Mirko Ranieri

Personal information
- Date of birth: 8 February 1992 (age 33)
- Place of birth: Assisi, Italy
- Height: 1.88 m (6 ft 2 in)
- Position(s): Goalkeeper

Youth career
- Perugia

Senior career*
- Years: Team / Apps / (Gls)
- 2007–2008: Perugia / 0 / (0)
- 2008–2012: Tottenham Hotspur / 0 / (0)
- 2009–2010: → Ipswich (loan) / 0 / (0)
- 2011: → Basingstoke Town (loan) / 2 / (0)
- 2011–2012: → Viareggio (loan) / 18 / (0)

International career
- 2008: Italy U16 / 4 / (0)
- 2008: Italy U17 / 5 / (0)

= Mirko Ranieri =

Italian footballer

Mirko Ranieri (born 8 February 1992) is an Italian former professional footballer who played as a goalkeeper. He is now a product manager at Google.

==Club career==

===Perugia===
Born Assisi, Italy, Ranieri was brought up in Perugia where at school he won medals in football, athletics and chess. He began his career with Perugia, making 18 appearances for Perugia's under-18s, plus 12 games for the first team in friendlies.

===Tottenham Hotspur===
On 30 June 2008, English Premier League club Tottenham Hotspur announced they had signed Ranieri following his appearances for Italy at Under-16 level and he would join up the Academy group of players. Spurs' sporting director Damien Comolli described Ranieri as 6 ft 2in and an excellent shot-stopper. His distribution and decision-making is improving all the time. He is a highly-intelligent individual and another very good young goalkeeper we have attracted to the club'.
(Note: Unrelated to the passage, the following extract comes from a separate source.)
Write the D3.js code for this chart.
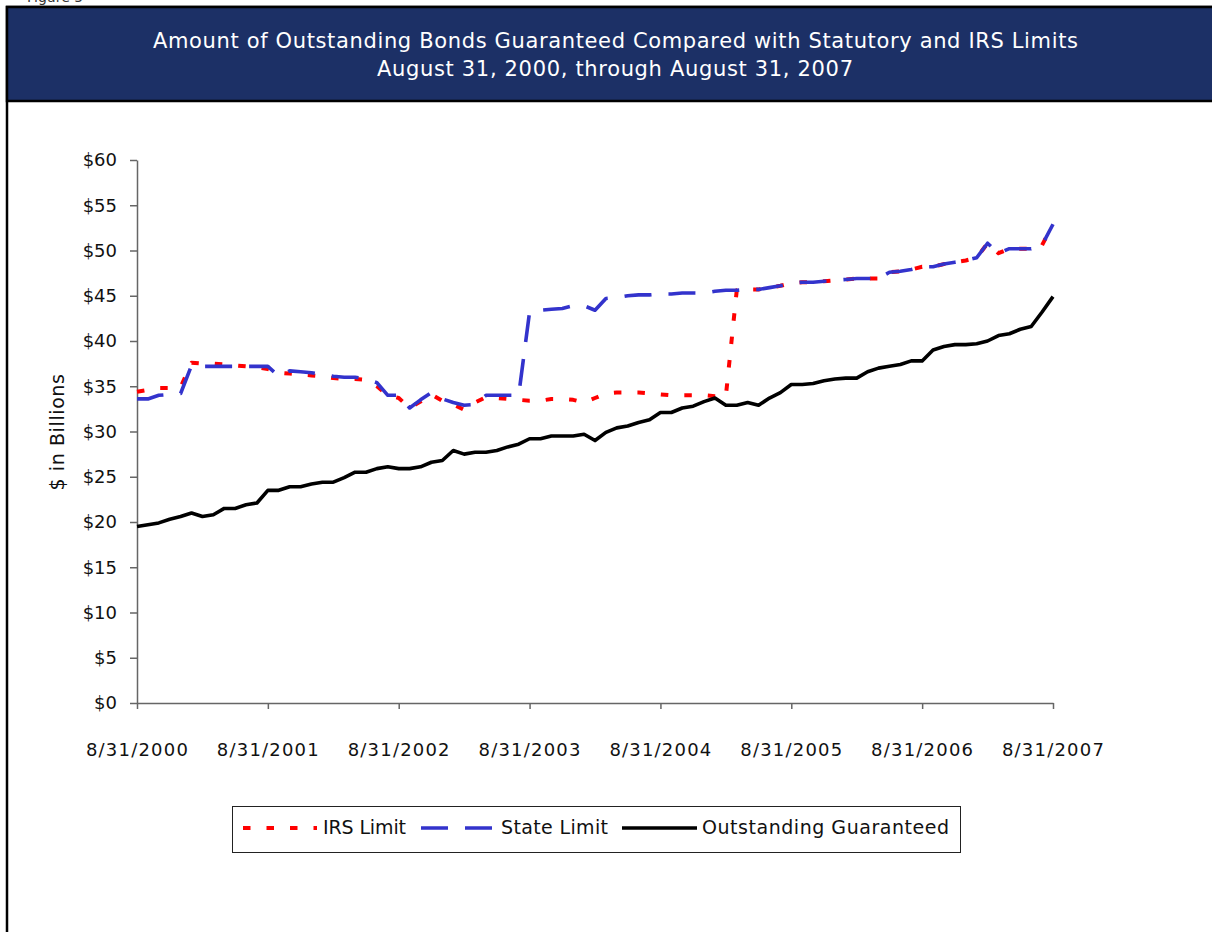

====Loan to Ipswich Town====
On 9 November 2009, English Championship side Ipswich announced that Ranieri would join on loan until the end of the season as cover for regular youth goalkeeper Ian McLoughlin who was unavailable to play in the FA Youth Cup because of age restrictions for that competition, unfortunately Ranieri suffered a broken leg that ended his season early.
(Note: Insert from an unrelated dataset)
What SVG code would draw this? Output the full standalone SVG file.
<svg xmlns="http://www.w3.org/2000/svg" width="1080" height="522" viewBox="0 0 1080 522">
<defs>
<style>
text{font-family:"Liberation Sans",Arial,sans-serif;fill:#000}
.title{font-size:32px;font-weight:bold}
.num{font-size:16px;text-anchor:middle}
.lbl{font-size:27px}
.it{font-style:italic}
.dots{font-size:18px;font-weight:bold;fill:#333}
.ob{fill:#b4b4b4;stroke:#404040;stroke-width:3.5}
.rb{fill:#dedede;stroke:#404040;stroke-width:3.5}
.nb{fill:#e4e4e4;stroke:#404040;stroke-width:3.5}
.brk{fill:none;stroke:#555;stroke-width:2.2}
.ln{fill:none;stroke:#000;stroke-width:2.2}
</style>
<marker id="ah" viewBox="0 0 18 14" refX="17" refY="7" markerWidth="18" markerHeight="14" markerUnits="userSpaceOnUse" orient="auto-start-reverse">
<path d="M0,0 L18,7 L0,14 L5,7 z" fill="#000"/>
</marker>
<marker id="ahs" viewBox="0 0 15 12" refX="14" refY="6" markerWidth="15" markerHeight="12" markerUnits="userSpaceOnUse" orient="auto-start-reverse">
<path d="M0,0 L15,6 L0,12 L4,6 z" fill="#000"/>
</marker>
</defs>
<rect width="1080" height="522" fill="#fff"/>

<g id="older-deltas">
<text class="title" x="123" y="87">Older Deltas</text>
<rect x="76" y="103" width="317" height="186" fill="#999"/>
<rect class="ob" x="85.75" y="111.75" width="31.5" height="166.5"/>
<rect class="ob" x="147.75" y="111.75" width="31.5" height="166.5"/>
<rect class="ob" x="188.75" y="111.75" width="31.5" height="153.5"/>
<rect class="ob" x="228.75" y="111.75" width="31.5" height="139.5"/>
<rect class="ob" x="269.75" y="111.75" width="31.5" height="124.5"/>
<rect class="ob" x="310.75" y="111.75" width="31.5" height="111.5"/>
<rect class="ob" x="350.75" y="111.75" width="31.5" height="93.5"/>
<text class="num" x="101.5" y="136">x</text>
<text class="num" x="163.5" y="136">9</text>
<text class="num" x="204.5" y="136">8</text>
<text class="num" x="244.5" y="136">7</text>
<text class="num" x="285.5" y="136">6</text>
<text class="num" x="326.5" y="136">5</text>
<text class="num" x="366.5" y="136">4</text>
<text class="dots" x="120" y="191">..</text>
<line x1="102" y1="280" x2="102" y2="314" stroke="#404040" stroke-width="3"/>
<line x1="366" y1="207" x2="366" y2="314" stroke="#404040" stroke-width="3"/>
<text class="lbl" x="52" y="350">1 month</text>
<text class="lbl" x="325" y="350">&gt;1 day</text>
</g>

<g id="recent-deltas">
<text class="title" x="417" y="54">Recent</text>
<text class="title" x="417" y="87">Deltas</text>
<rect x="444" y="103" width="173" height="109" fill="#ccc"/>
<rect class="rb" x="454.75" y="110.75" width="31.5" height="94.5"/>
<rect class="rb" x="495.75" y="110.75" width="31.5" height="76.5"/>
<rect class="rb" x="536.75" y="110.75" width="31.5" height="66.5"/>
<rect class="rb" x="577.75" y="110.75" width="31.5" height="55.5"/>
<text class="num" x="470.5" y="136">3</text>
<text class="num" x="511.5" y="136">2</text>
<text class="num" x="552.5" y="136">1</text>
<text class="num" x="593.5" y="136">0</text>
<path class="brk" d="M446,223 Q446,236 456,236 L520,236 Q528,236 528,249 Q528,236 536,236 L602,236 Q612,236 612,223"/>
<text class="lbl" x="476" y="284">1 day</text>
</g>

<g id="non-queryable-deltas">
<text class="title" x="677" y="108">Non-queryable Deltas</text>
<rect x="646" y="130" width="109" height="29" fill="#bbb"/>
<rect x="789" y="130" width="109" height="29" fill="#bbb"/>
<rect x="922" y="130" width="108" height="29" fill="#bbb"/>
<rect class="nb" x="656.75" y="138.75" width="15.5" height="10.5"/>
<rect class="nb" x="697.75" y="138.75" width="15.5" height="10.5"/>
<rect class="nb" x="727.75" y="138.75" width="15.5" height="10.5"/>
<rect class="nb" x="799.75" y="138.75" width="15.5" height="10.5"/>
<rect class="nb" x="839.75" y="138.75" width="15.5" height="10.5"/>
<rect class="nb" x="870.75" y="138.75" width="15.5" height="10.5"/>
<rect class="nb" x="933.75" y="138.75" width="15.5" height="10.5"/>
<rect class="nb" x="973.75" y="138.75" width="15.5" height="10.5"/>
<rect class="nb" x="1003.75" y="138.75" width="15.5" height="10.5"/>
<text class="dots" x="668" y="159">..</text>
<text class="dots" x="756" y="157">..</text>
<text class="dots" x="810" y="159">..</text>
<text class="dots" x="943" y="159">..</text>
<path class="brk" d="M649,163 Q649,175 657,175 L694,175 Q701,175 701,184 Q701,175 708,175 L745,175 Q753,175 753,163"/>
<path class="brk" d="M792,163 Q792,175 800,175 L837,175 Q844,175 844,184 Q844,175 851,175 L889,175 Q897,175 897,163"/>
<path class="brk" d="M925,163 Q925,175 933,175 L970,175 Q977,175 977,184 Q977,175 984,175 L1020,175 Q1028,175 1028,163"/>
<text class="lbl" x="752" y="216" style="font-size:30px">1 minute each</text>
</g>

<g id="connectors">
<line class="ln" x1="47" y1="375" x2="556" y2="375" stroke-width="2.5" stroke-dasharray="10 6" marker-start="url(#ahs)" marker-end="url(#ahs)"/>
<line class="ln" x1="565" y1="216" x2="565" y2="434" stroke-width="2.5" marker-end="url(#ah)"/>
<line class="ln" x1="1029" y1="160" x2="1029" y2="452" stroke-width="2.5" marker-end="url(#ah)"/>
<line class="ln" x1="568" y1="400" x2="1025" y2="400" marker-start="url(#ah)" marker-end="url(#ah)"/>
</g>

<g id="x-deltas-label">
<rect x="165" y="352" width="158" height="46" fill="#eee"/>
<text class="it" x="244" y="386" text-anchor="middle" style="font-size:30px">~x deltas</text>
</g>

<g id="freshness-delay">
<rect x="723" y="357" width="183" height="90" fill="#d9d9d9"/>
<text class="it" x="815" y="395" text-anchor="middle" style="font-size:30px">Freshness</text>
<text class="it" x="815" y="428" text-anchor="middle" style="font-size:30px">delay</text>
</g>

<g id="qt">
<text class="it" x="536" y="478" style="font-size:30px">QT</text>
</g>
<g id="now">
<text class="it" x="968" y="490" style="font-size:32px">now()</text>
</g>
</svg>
====Loan to Basingstoke Town====
On 18 February 2011, English Conference South side Basingstoke Town signed Ranieri on a one-month loan, during which time he made 2 appearances.

====Loan to Viareggio====
On 8 August 2011, Italian third division club Viareggio signed Ranieri on loan until the end of the season. Ranieri made a promising start to his time at Viareggio, establishing himself as the club's first choice goalkeeper.

===International career===
Ranieri played once in 2009 UEFA European Under-17 Football Championship qualification.